16–22 Jul 2009
Kraków, Poland
Europe/Warsaw timezone

Alignment of the ATLAS Inner Detector tracking system

17 Jul 2009, 12:00
15m
Small Hall (Kraków, Poland)

Small Hall

Kraków, Poland

The Auditorium Maximum of the Jagiellonian University 33 Krupnicza Street 31-123 Kraków
Detectors (LHC and R&D) and Accelerators IV. Detectors (LHC and R&D) and Accelerators

Speaker

Mr Oleg Brandt (University of Oxford)

Description

The Large Hadron Collider (LHC) at CERN is the world largest particle accelerator. It will collide two proton beams at an unprecedented center of mass energy of 14 TeV. ATLAS is equipped with a charge particle tracking system built on two technologies: silicon and drift tube based detectors, composing the ATLAS Inner Detector (ID).
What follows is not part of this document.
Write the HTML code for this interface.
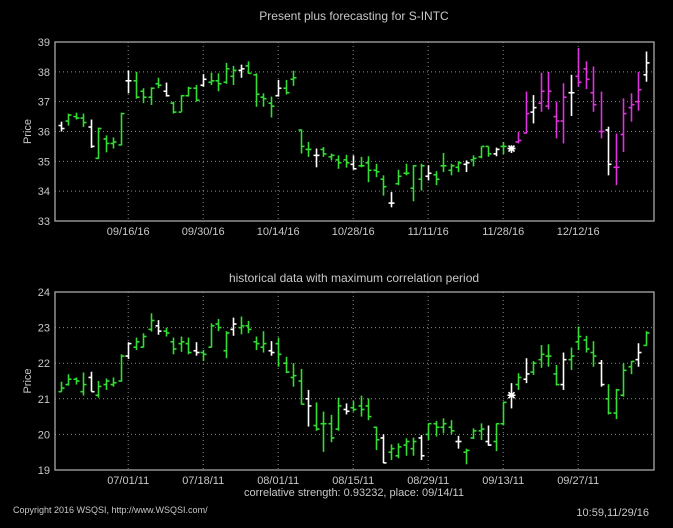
<!DOCTYPE html>
<html><head><meta charset="utf-8"><style>
html,body{margin:0;padding:0;background:#000;}
svg{display:block;font-family:"Liberation Sans",sans-serif;}
</style></head><body>
<svg id="c" width="673" height="528" viewBox="0 0 673 528"></svg>
<script>
const topTickIdx=[9,19,29,39,49,59,69];
const topTickLbl=["09/16/16","09/30/16","10/14/16","10/28/16","11/11/16","11/28/16","12/12/16"];
const topYTicks=[33,34,35,36,37,38,39];
const topH=[36.33,36.6,36.63,36.6,36.4,36.13,35.87,35.8,36.63,38.04,38.0,37.45,37.48,37.8,37.64,37.0,37.22,37.5,37.56,37.92,37.97,37.95,38.3,38.2,38.24,38.35,37.95,37.28,37.17,37.73,37.73,38.04,36.07,35.65,35.43,35.48,35.26,35.2,35.22,35.2,35.15,35.17,34.92,34.53,33.97,34.72,34.92,34.87,34.92,34.87,34.67,35.28,34.92,35.0,35.03,35.2,35.5,35.5,35.46,35.65,35.54,35.99,37.34,37.22,37.97,38.0,37.0,37.62,37.9,38.8,38.35,38.18,37.34,36.16,35.93,37.11,37.28,38.0,38.68];
const topL=[36.0,36.2,36.4,36.15,35.45,35.08,35.3,35.43,35.54,37.28,37.1,36.95,36.89,37.45,37.17,36.6,36.66,37.17,37.0,37.5,37.56,37.35,37.6,37.56,37.8,37.93,36.83,36.83,36.47,37.17,37.24,37.53,35.26,35.15,34.8,35.15,35.03,34.75,34.79,34.72,34.8,34.3,34.47,33.85,33.46,34.2,34.53,33.66,34.02,34.36,34.2,34.64,34.53,34.64,34.64,34.83,35.1,35.15,35.17,35.24,35.28,35.6,35.93,36.27,36.66,36.74,35.77,35.6,36.52,37.5,37.42,36.66,35.77,34.53,34.2,35.31,36.33,36.7,37.67];
const topO=[36.2,36.35,36.5,36.45,36.15,35.1,35.75,35.6,35.55,37.7,37.7,37.35,37.15,37.6,37.35,36.95,36.65,37.2,37.45,37.55,37.65,37.7,37.65,37.85,38.05,38.2,37.9,37.15,36.95,37.2,37.45,37.75,36.05,35.4,35.2,35.4,35.15,35.05,35.05,34.9,34.85,34.95,34.7,34.4,33.6,34.25,34.6,34.1,34.4,34.5,34.55,34.85,34.7,34.8,34.9,35.05,35.15,35.5,35.25,35.5,35.43,35.65,35.95,36.65,36.95,36.85,36.5,36.35,37.3,37.85,38.1,37.3,36.0,36.05,34.8,35.9,36.8,37.0,37.9];
const topC=[36.1,36.55,36.45,36.3,35.5,36.1,35.6,35.65,36.6,37.7,37.15,37.15,37.45,37.55,37.2,36.65,37.2,37.45,37.05,37.75,37.7,37.6,38.1,38.05,38.1,37.95,37.25,37.1,36.85,37.45,37.3,37.8,35.5,35.4,35.2,35.25,35.2,34.95,34.95,34.75,34.85,34.7,34.65,34.15,33.6,34.5,34.6,34.85,34.85,34.6,34.4,34.85,34.85,34.95,34.95,35.1,35.5,35.25,35.4,35.5,35.43,35.7,36.6,36.8,37.35,37.35,36.35,37.15,37.3,37.65,37.75,36.9,36.0,34.9,34.8,36.6,36.9,37.4,38.3];
const topKind="wggg"+"wgggg"+"wgggg"+"wgggg"+"wgggg"+"wgggg"+"wgggg"+"wgggg"+"wgggg"+"wgggg"+"wgggg"+"wggg"+"wg"+"s"+"mm"+"w"+"mmmm"+"w"+"mmmm"+"w"+"mmmm"+"w";

const botTickIdx=[9,19,29,39,49,59,69];
const botTickLbl=["07/01/11","07/18/11","08/01/11","08/15/11","08/29/11","09/13/11","09/27/11"];
const botYTicks=[19,20,21,22,23,24];
const botH=[21.48,21.69,21.6,21.74,21.76,21.5,21.57,21.6,22.25,22.59,22.72,22.84,23.4,23.21,23.0,22.72,22.75,22.72,22.59,22.37,23.12,23.24,22.9,23.28,23.31,23.19,22.75,22.9,22.62,22.72,22.18,22.0,21.84,21.25,20.9,20.64,20.55,21.03,20.87,20.94,21.09,21.01,20.22,20.0,19.72,19.75,19.89,19.91,19.98,20.31,20.38,20.45,20.4,19.96,19.6,20.17,20.31,20.25,20.31,20.92,21.44,21.72,22.14,22.06,22.51,22.53,21.95,22.3,22.44,23.03,22.77,22.62,22.09,21.41,21.28,22.0,22.06,22.56,22.9];
const botL=[21.2,21.37,21.4,21.09,21.2,21.03,21.25,21.34,21.48,22.12,22.37,22.44,22.89,22.8,22.75,22.25,22.32,22.25,22.21,22.06,22.44,22.9,22.14,22.77,22.81,22.84,22.37,22.3,22.21,21.9,21.72,21.34,20.84,20.22,20.1,19.51,19.78,20.1,20.56,20.64,20.5,20.4,19.56,19.19,19.28,19.33,19.4,19.4,19.28,19.84,19.94,20.03,20.0,19.6,19.16,19.87,19.84,19.68,19.53,20.25,20.73,21.25,21.44,21.67,21.87,21.9,21.37,21.25,21.81,22.37,22.3,21.9,21.34,20.56,20.43,21.06,21.69,21.9,22.49];
const botO=[21.2,21.4,21.55,21.2,21.6,21.1,21.4,21.4,21.5,22.2,22.45,22.45,22.95,23.05,22.9,22.6,22.55,22.55,22.35,22.3,22.45,23.1,22.35,22.95,23.0,23.05,22.6,22.45,22.35,22.55,22.0,21.6,21.5,21.0,20.25,20.3,20.3,20.15,20.7,20.75,20.8,20.8,20.2,19.9,19.5,19.4,19.7,19.6,19.9,20.0,20.3,20.2,20.2,19.8,19.5,19.9,20.1,19.8,19.8,20.3,21.1,21.4,21.55,21.75,22.1,22.2,21.7,21.4,22.1,22.6,22.65,22.3,22.0,21.0,20.6,21.1,21.9,22.1,22.5];
const botC=[21.3,21.55,21.5,21.4,21.2,21.35,21.5,21.45,22.2,22.55,22.6,22.75,23.2,22.9,22.85,22.4,22.6,22.3,22.3,22.25,23.05,23.0,22.85,23.1,23.05,22.95,22.55,22.55,22.3,22.25,21.75,21.65,20.85,20.8,20.15,20.3,19.9,20.8,20.65,20.7,20.7,20.5,19.85,19.2,19.6,19.65,19.8,19.8,19.4,20.3,20.2,20.3,20.1,19.8,19.55,20.1,20.15,19.7,20.3,20.9,21.1,21.6,21.7,22.0,22.25,22.2,21.4,22.1,22.2,22.75,22.4,22.2,21.4,20.6,21.25,21.8,22.05,22.3,22.85];
const botKind="gggg"+"wgggg"+"wggg"+"wgggg"+"wgggg"+"wgggg"+"wgggg"+"wgggg"+"wgggg"+"wgggg"+"wgggg"+"wggg"+"wgg"+"s"+"g"+"w"+"gggg"+"w"+"gggg"+"w"+"gggg"+"w"+"g";

const NS="http://www.w3.org/2000/svg";
const svg=document.getElementById('c');
const X0=55,X1=654;
function xs(i){return 60.7+7.5*i;}
function mk(tag,attrs,parent){const e=document.createElementNS(NS,tag);for(const k in attrs)e.setAttribute(k,attrs[k]);(parent||svg).appendChild(e);return e;}
const colors={g:"#33dd33",w:"#ffffff",m:"#dd33dd",s:"#ffffff"};

function panel(name,y0,y1,vmin,vmax,yt,ti,tl,H,L,O,C,K,title,titleY){
  const ys=v=>y1-(v-vmin)/(vmax-vmin)*(y1-y0);
  const g=mk('g',{});
  
  
  const t=mk('text',{x:354,y:titleY,fill:"#c8c8c8","font-size":"12","text-anchor":"middle"},g);
  t.textContent=title;
  
  
  yt.forEach(v=>{
    const y=ys(v);
    if(v>vmin&&v<vmax){const l=mk('line',{x1:X0,x2:X1,y1:y,y2:y,stroke:"#8a8a8a","stroke-dasharray":"1,3"},g);
      }
    const tx=mk('text',{x:50,y:y+4,fill:"#c8c8c8","font-size":"11","text-anchor":"end"},g);
    tx.textContent=v;
    
    
  });
  ti.forEach((idx,k)=>{
    const x=xs(idx);
    const l=mk('line',{x1:x,x2:x,y1:y0,y2:y1,stroke:"#8a8a8a","stroke-dasharray":"1,3"},g);
    
    const tx=mk('text',{x:x,y:y1+14,fill:"#c8c8c8","font-size":"11","text-anchor":"middle"},g);
    tx.textContent=tl[k];
    
    
  });
  const fr=mk('rect',{x:X0,y:y0,width:X1-X0,height:y1-y0,fill:"none",stroke:"#a8a8a8","stroke-width":"1.3"},g);
  
  const yl=mk('text',{x:0,y:0,fill:"#c8c8c8","font-size":"11","text-anchor":"middle",transform:`translate(31,${(y0+y1)/2}) rotate(-90)`},g);
  yl.textContent="Price";
  
  
  H.forEach((h,i)=>{
    const x=Math.round(xs(i))+0.5,col=colors[K[i]];
    const bg=mk('g',{stroke:col,"stroke-width":"1.6"},g);
    
    
    mk('line',{x1:x,x2:x,y1:ys(h),y2:ys(L[i])},bg);
    mk('line',{x1:x-3,x2:x,y1:ys(O[i]),y2:ys(O[i])},bg);
    mk('line',{x1:x,x2:x+3,y1:ys(C[i]),y2:ys(C[i])},bg);
    if(K[i]==='s'){const yc=ys(C[i]);
      mk('line',{x1:x-4,x2:x+4,y1:yc,y2:yc},bg);
      mk('line',{x1:x-3,x2:x+3,y1:yc-3,y2:yc+3},bg);
      mk('line',{x1:x-3,x2:x+3,y1:yc+3,y2:yc-3},bg);}
  });
}
panel('top-panel',42,221,33,39,topYTicks,topTickIdx,topTickLbl,topH,topL,topO,topC,topKind,"Present plus forecasting for S-INTC",20);
panel('bottom-panel',292,470,19,24,botYTicks,botTickIdx,botTickLbl,botH,botL,botO,botC,botKind,"historical data with maximum correlation period",282);
</script>
<div style="position:absolute;left:0;top:0;width:673px;height:528px;pointer-events:none;font-family:'Liberation Sans',sans-serif;color:#c8c8c8">
<div style="position:absolute;left:0;width:708px;top:487px;text-align:center;font-size:11px">correlative strength: 0.93232, place: 09/14/11</div>
<div style="position:absolute;left:13px;top:505px;font-size:9px">Copyright 2016 WSQSI, http://www.WSQSI.com/</div>
<div style="position:absolute;right:24px;top:507px;font-size:11px">10:59,11/29/16</div>
</div>
</body></html>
The alignment of the tracking system poses a challenge as one should solve a linear equation with almost 36000 degrees of freedom. The required precision for the alignment of the most sensitive coordinates of the silicon sensors is just a few microns. This limit comes from the requirement that the misalignment should not worsen the resolution of the track parameter measurements by more than 20%. So far the proposed alignment algorithms are exercised on several applications. We will present the outline of the alignment approach and results using real data from cosmic rays and large scale computing simulation of physics samples mimicking the ATLAS operation during real data taking. The full alignment chain is tested using that stream and alignment constants are produced and validated within 24 hours. Cosmic ray data serves to produce an early alignment of the real ATLAS Inner Detector even before the LHC start up. The impact of the alignment on physics measurements will be discussed.